Durante el día 16 prosiguió el incendio, llegaron bomberos de Bilbao, San Sebastián, Palencia, Burgos, Oviedo, Gijón, Avilés y Madrid. Ya en el día 17, la ausencia de viento favoreció los trabajos de extinción, aunque no estaría totalmente extinto hasta quince días después.


El día 18 arribó a puerto el crucero Canarias, que aportaría suministros y comida a la población. El cambio del viento en dirección noroeste y el comienzo de la lluvia ayudó a las labores de los bomberos. Se limpió la atmósfera de la ciudad, pero aumentó considerablemente el riesgo de derrumbamientos.


Los focos principales del incendio se consiguieron apagar en los tres primeros días, pero gran parte de las ruinas y edificios destruidos albergaban llamas en su interior en los días posteriores. Tras quince días desde el comienzo del incendio, se dio fin a la catástrofe. ​


En general, el fuego afectó a las calles estrechas con edificios básicamente construidos de madera y con miradores que facilitaron la difusión de las llamas.
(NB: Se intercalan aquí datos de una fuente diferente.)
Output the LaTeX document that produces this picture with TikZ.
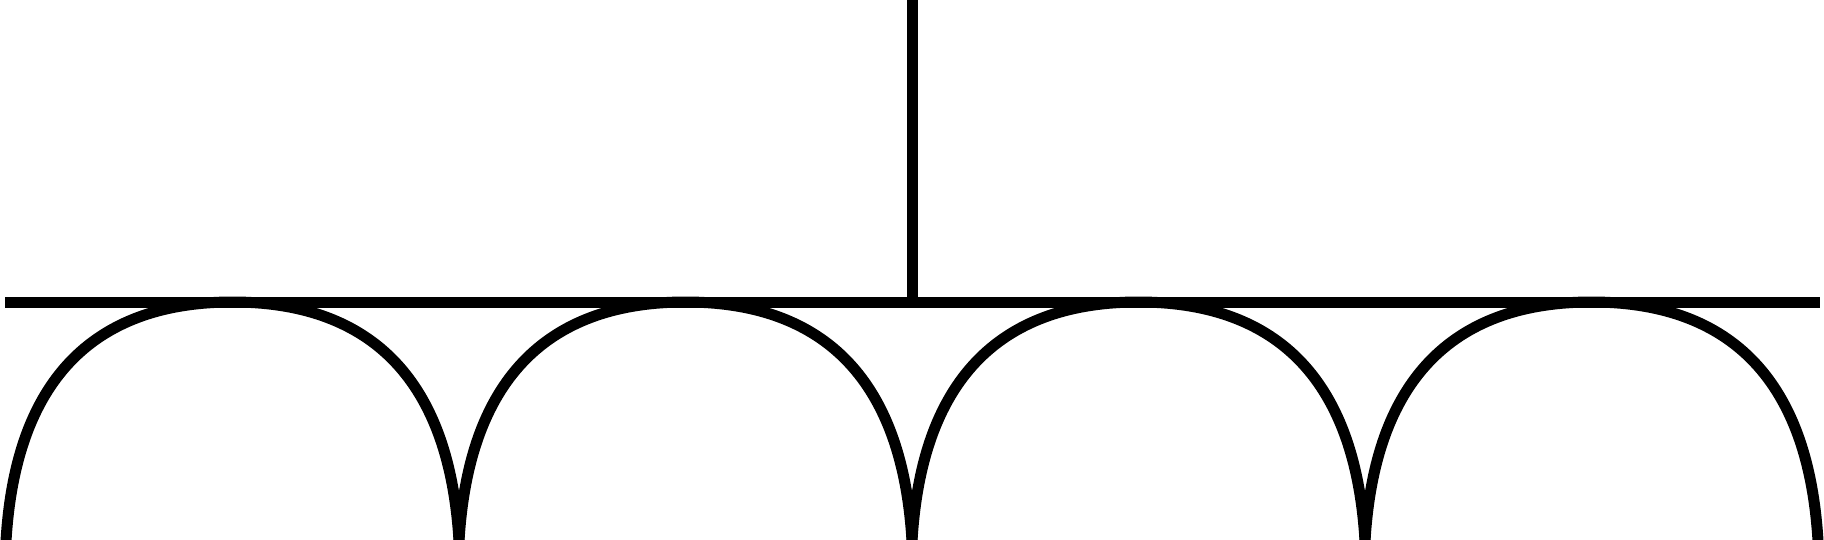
\documentclass[tikz,border=0pt]{standalone}
\begin{document}
\begin{tikzpicture}[x=0.01cm,y=-0.01cm,
  wire/.style={line width=0.11cm,black}]
\useasboundingbox (0,0) rectangle (1824,539);
\coordinate (hl) at (5,302);
\coordinate (hr) at (1820,302);
\coordinate (vt) at (912,0);
\coordinate (vb) at (912,302);
\draw[wire] (hl) -- (hr);
\draw[wire] (vt) -- (vb);
\foreach \i in {0,1,2,3}{
  \pgfmathsetmacro{\L}{6+453*\i}
  \pgfmathsetmacro{\T}{\L+226.5}
  \pgfmathsetmacro{\R}{\L+453}
  \coordinate (a\i) at (\L,541);
  \coordinate (t\i) at (\T,302);
  \coordinate (b\i) at (\R,541);
  \draw[wire] (a\i) .. controls (\L+10,372) and (\L+95,302) .. (t\i)
              .. controls (\R-95,302) and (\R-10,372) .. (b\i);
}
\end{tikzpicture}
\end{document}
El resultado fue la destrucción casi completa de la zona histórica de la ciudad. Desaparecieron fundamentalmente edificios de viviendas en gran parte ocupadas por clases populares. Se destruyó la mayor parte de la puebla medieval: el total fueron 37 calles de las más antiguas de la ciudad que ocupaban 14 hectáreas, lo que supuso la desaparición de 400 edificios, entre viviendas (2000 aproximadamente) y comercios.  El de Correos fue uno de los pocos edificios de la zona que se salvaron de la catástrofe.
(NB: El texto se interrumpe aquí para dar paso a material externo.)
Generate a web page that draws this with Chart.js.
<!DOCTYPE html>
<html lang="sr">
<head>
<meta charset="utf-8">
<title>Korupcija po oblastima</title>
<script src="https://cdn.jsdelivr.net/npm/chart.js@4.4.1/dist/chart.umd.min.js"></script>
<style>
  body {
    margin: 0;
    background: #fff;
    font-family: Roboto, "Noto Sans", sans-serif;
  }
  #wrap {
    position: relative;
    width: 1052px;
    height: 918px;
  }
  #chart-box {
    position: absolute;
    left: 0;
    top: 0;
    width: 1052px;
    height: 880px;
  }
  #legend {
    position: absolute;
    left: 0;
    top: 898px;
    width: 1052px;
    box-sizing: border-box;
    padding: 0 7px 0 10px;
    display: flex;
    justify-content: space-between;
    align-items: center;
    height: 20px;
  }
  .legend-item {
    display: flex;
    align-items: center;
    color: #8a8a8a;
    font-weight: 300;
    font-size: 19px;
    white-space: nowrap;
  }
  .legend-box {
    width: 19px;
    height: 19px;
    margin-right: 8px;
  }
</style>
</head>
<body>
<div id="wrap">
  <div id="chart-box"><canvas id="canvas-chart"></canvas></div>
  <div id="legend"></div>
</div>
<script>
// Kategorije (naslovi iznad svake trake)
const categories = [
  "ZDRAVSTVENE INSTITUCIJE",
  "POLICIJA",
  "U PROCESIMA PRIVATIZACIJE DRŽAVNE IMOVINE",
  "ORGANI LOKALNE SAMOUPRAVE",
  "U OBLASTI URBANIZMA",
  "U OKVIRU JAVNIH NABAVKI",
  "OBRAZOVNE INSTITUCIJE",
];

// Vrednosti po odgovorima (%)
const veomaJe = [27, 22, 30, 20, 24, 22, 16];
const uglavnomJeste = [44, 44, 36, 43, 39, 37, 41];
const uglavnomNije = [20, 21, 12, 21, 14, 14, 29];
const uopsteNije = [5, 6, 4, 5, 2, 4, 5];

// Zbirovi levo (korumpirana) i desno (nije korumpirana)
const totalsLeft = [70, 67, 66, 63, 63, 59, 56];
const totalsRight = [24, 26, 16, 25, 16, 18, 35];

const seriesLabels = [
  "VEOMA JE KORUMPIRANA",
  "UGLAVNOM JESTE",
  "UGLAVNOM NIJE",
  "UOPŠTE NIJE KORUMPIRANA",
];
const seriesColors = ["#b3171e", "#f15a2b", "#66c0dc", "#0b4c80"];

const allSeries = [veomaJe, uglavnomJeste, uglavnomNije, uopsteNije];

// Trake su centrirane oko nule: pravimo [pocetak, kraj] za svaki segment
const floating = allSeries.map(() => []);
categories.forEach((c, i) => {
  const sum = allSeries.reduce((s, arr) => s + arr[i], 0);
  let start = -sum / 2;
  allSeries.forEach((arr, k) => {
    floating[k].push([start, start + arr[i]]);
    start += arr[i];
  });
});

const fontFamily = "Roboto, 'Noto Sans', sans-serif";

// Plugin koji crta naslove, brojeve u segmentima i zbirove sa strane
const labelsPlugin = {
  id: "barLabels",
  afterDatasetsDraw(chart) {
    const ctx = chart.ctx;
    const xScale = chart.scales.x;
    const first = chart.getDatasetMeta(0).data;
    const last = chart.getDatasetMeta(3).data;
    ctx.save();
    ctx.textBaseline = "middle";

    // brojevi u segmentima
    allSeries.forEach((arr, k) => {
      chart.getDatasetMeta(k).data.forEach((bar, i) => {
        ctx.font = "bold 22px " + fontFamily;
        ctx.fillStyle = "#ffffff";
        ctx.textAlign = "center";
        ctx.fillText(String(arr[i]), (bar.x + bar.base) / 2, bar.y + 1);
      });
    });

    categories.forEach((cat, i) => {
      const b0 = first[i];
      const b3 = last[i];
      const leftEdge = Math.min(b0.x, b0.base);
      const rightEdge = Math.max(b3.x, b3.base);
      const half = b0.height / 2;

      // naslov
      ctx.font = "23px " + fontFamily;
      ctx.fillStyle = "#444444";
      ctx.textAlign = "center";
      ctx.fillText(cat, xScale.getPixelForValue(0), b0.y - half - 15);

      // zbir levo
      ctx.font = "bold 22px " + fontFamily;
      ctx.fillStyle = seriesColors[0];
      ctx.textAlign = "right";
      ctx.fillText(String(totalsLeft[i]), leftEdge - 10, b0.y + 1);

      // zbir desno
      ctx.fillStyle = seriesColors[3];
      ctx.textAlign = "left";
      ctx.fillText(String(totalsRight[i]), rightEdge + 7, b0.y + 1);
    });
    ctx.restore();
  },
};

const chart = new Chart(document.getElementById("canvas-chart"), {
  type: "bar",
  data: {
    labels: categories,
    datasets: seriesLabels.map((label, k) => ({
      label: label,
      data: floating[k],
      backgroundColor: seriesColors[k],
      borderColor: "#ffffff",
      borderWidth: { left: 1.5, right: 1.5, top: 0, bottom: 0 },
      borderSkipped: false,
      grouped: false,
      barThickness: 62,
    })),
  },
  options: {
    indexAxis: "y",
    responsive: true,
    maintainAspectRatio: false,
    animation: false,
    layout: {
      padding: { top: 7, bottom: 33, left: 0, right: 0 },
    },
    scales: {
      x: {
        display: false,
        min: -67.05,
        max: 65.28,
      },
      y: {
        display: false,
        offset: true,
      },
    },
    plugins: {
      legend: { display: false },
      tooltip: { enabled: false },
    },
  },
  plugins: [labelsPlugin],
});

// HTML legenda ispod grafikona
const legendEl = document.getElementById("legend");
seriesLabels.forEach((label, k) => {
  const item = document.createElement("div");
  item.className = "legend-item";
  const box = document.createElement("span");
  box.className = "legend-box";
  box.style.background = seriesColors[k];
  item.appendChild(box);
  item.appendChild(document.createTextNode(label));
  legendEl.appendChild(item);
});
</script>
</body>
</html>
La zona afectada se caracterizaba, además, por constituir el centro de la ciudad, el eje donde estaban emplazados la mayor parte de los establecimientos comerciales del Santander de aquel entonces. Se ha calculado que el incendio destruyó el 90 % de los locales destinados a esta actividad.
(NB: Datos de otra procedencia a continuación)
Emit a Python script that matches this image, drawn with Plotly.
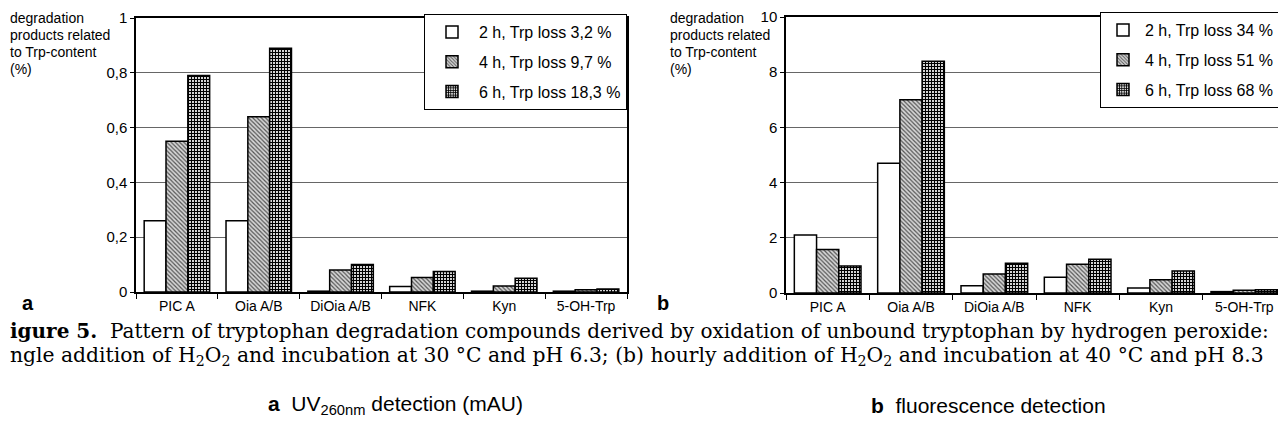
import plotly.graph_objects as go

# The page body adds an 8 px margin, so the figure is drawn at page (8, 8).
OFF = 8
W, H = 1286 - OFF, 429 - OFF

categories = ["PIC A", "Oia A/B", "DiOia A/B", "NFK", "Kyn", "5-OH-Trp"]

a_names = ["2 h, Trp loss 3,2 %", "4 h, Trp loss 9,7 %", "6 h, Trp loss 18,3 %"]
a_2h = [0.26, 0.26, 0.003, 0.02, 0.003, 0.003]
a_4h = [0.55, 0.64, 0.08, 0.053, 0.022, 0.008]
a_6h = [0.79, 0.89, 0.10, 0.075, 0.05, 0.011]

b_names = ["2 h, Trp loss 34 %", "4 h, Trp loss 51 %", "6 h, Trp loss 68 %"]
b_2h = [2.1, 4.7, 0.26, 0.57, 0.18, 0.05]
b_4h = [1.58, 7.0, 0.69, 1.04, 0.48, 0.10]
b_6h = [0.98, 8.4, 1.08, 1.22, 0.80, 0.12]

a_ticks = [0, 0.2, 0.4, 0.6, 0.8, 1]
a_ticktext = ["0", "0,2", "0,4", "0,6", "0,8", "1"]
b_ticks = [0, 2, 4, 6, 8, 10]
b_ticktext = ["0", "2", "4", "6", "8", "10"]

ylab_lines = ["degradation", "products related", "to Trp-content", "(%)"]

SANS = "Liberation Sans"
SERIF = "DejaVu Serif"

styles = [
    dict(color="white", pattern=None),
    dict(color="#d0d0d0", pattern=dict(shape="\\", fgcolor="#555", bgcolor="#d6d6d6", size=3, solidity=0.4)),
    dict(color="white", pattern=dict(shape="+", fgcolor="#000", bgcolor="#e6e6e6", size=3, solidity=0.62)),
]

fig = go.Figure()

def add_panel(vals, names, xa, ya, legend):
    for v, n, s in zip(vals, names, styles):
        marker = dict(color=s["color"], line=dict(color="black", width=1.5))
        if s["pattern"]:
            marker["pattern"] = s["pattern"]
        fig.add_trace(go.Bar(x=categories, y=v, name=n, marker=marker,
                             xaxis=xa, yaxis=ya, legend=legend, legendgroup=legend + n))

add_panel([a_2h, a_4h, a_6h], a_names, "x", "y", "legend")
add_panel([b_2h, b_4h, b_6h], b_names, "x2", "y2", "legend2")

def px_x(p):  # page pixel -> paper
    return (p - OFF) / W

def px_y(p):
    return (H - (p - OFF)) / H

xcommon = dict(type="category", showline=True, linecolor="black", linewidth=1.5, mirror=True,
               ticks="outside", ticklen=5, tickcolor="black", tickson="boundaries",
               tickfont=dict(family=SANS, size=14, color="black"), showgrid=False,
               automargin=False)
ycommon = dict(showline=True, linecolor="black", linewidth=1.5, mirror=True,
               ticks="outside", ticklen=4, tickcolor="black",
               showgrid=True, gridcolor="#666", gridwidth=1,
               tickfont=dict(family=SANS, size=15, color="black"), zeroline=False,
               automargin=False)

legend_common = dict(xanchor="left", yanchor="top", bgcolor="white", bordercolor="black",
                     borderwidth=1, font=dict(family=SANS, size=16, color="black"),
                     tracegroupgap=6)

fig.update_layout(
    width=W, height=H,
    template="none",
    margin=dict(l=0, r=0, t=0, b=0, autoexpand=False),
    paper_bgcolor="white", plot_bgcolor="white",
    barmode="group", bargap=0.2, bargroupgap=0,
    xaxis=dict(domain=[px_x(136), px_x(627)], anchor="y", **xcommon),
    yaxis=dict(domain=[px_y(292), px_y(18)], anchor="x", range=[0, 1],
               tickvals=a_ticks, ticktext=a_ticktext, **ycommon),
    xaxis2=dict(domain=[px_x(786), 1.0], anchor="y2", **xcommon),
    yaxis2=dict(domain=[px_y(293), px_y(17)], anchor="x2", range=[0, 10],
                tickvals=b_ticks, ticktext=b_ticktext, **ycommon),
    legend=dict(x=px_x(424), y=px_y(14), itemwidth=44, **legend_common),
    legend2=dict(x=px_x(1100), y=px_y(12), itemwidth=34, **legend_common),
    showlegend=True,
)

for x0 in (8, 668):
    for i, line in enumerate(ylab_lines):
        fig.add_annotation(xref="paper", yref="paper", x=px_x(x0), y=px_y(18 + 17 * i),
                           text=line, xanchor="left", yanchor="middle", showarrow=False,
                           font=dict(family=SANS, size=14, color="black"))

fig.add_annotation(xref="paper", yref="paper", x=px_x(20), y=px_y(303), text="<b>a</b>",
                   xanchor="left", yanchor="middle", showarrow=False,
                   font=dict(family=SANS, size=20, color="black"))
fig.add_annotation(xref="paper", yref="paper", x=px_x(655), y=px_y(303), text="<b>b</b>",
                   xanchor="left", yanchor="middle", showarrow=False,
                   font=dict(family=SANS, size=20, color="black"))

cap1 = ("<b>igure 5.</b>  Pattern of tryptophan degradation compounds derived by oxidation "
        "of unbound tryptophan by hydrogen peroxide:")
cap2 = ("ngle addition of H<sub>2</sub>O<sub>2</sub> and incubation at 30 °C and pH 6.3; "
        "(b) hourly addition of H<sub>2</sub>O<sub>2</sub> and incubation at 40 °C and pH 8.3")
fig.add_annotation(xref="paper", yref="paper", x=0, y=px_y(331), text=cap1,
                   xanchor="left", yanchor="middle", showarrow=False,
                   font=dict(family=SERIF, size=20, color="black"))
fig.add_annotation(xref="paper", yref="paper", x=0, y=px_y(356), text=cap2,
                   xanchor="left", yanchor="middle", showarrow=False,
                   font=dict(family=SERIF, size=20.3, color="black"))

fig.add_annotation(xref="paper", yref="paper", x=px_x(266), y=px_y(405),
                   text="<b>a</b>  UV<sub>260nm</sub> detection (mAU)",
                   xanchor="left", yanchor="middle", showarrow=False,
                   font=dict(family=SANS, size=21, color="black"))
fig.add_annotation(xref="paper", yref="paper", x=px_x(869), y=px_y(405),
                   text="<b>b</b>  fluorescence detection",
                   xanchor="left", yanchor="middle", showarrow=False,
                   font=dict(family=SANS, size=21, color="black"))

fig.write_html("out.html")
Hubo alrededor de 10.000 damnificados y unas 7000 personas en paro forzoso. El incendio causó una sola víctima, Julián Sánchez García, un bombero madrileño. A pesar de eso, el daño material fue inmenso y miles de familias perdieron sus hogares.


La valoración material de las pérdidas se cifró oficialmente en
85.312.506 pesetas. El número de damnificados ascendió a unas
10.000 personas, lo que, teniendo en cuenta que la población de hecho de la ciudad en 1940 era de 101.793 habitantes (INE), supuso que quedasen sin vivienda aproximadamente un 10 % de los santanderinos y un buen porcentaje de ellos perdiese sus negocios y empresas. Cabe destacar que, en 1941, España estaba en plena posguerra y la situación socioeconómica no era muy favorable, por lo que una catástrofe de esta magnitud acrecentó la mala situación por la que pasaban tanto la ciudad como la región.


Como consecuencia del incendio, quedaron libres 115.421 m² de suelo urbano magníficamente situado en el centro físico de la ciudad de Santander, que fueron expropiados para concentrar los solares. Fue, por tanto, una ocasión excepcionalmente favorable para dejar terrenos a disposición de negocios inmobiliarios en una zona donde el valor del suelo era y es objeto de una creciente plusvalía, lo que provocó que se especulara con dichos terrenos para poder favorecer a las clases altas de la ciudad.


Manuel finalmente alquiló un local en el centro de Santander y, como no podía ser de otra manera, le puso a la tienda de nombre “Las Floristas”.


Cuando en la casa empezaron a tener problemas económicos decidieron vender una parte de la finca para edificar.  Manuel se quedó con un trozo del terreno, con la ayuda económica de su suegro, donde edificó una casa más grande que aún se conserva.


El suegro de Manuel era prestamista. Él prestaba dinero o entregaba vales de comercios a gente que lo necesitaba y luego lo cobraba con muchos intereses. La gente iba a pagar la deuda a la tienda de flores.


Manolo se llevó el negocio al centro de Santander y en la casa el trabajo que llegaba se derivaba a la tienda, así que cada vez entraba menos dinero y el dinero que les había proporcionado la venta de parte de la finca se iba acabando.


Por otra parte, mi abuela y su hermana crecieron. Mi abuela comenzó a trabajar en la tienda de flores y su hermana entró a trabajar en la fábrica de tabacos de la calle Alta, “La Tabacalera”.